Adaptive CMAC-based supervisory control for uncertain nonlinear systems

IEEE Trans Syst Man Cybern B Cybern. 2004 Apr;34(2):1248-60. doi: 10.1109/tsmcb.2003.822281.

Abstract

An adaptive cerebellar-model-articulation-controller (CMAC)-based supervisory control system is developed for uncertain nonlinear systems. This adaptive CMAC-based supervisory control system consists of an adaptive CMAC and a supervisory controller. In the adaptive CMAC, a CMAC is used to mimic an ideal control law and a compensated controller is designed to recover the residual of the approximation error. The supervisory controller is appended to the adaptive CMAC to force the system states within a predefined constraint set. In this design, if the adaptive CMAC can maintain the system states within the constraint set, the supervisory controller will be idle. Otherwise, the supervisory controller starts working to pull the states back to the constraint set.
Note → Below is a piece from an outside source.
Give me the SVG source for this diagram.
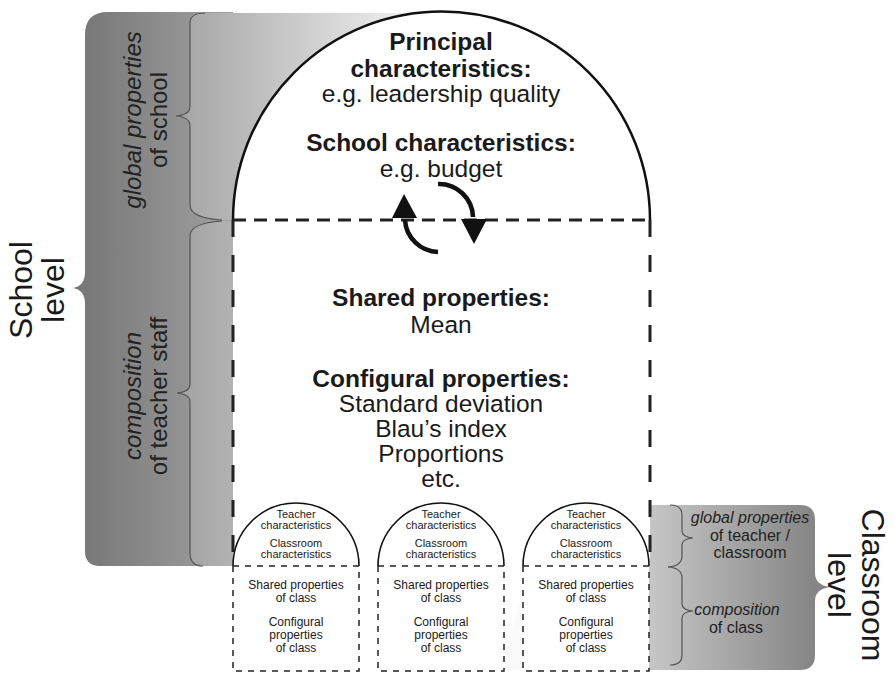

In addition, the adaptive laws of the control system are derived in the sense of Lyapunov function, so that the stability of the system can be guaranteed. Furthermore, to relax the requirement of approximation error bound, an estimation law is derived to estimate the error bound. Finally, the proposed control system is applied to control a robotic manipulator, a chaotic circuit and a linear piezoelectric ceramic motor (LPCM). Simulation and experimental results demonstrate the effectiveness of the proposed control scheme for uncertain nonlinear systems.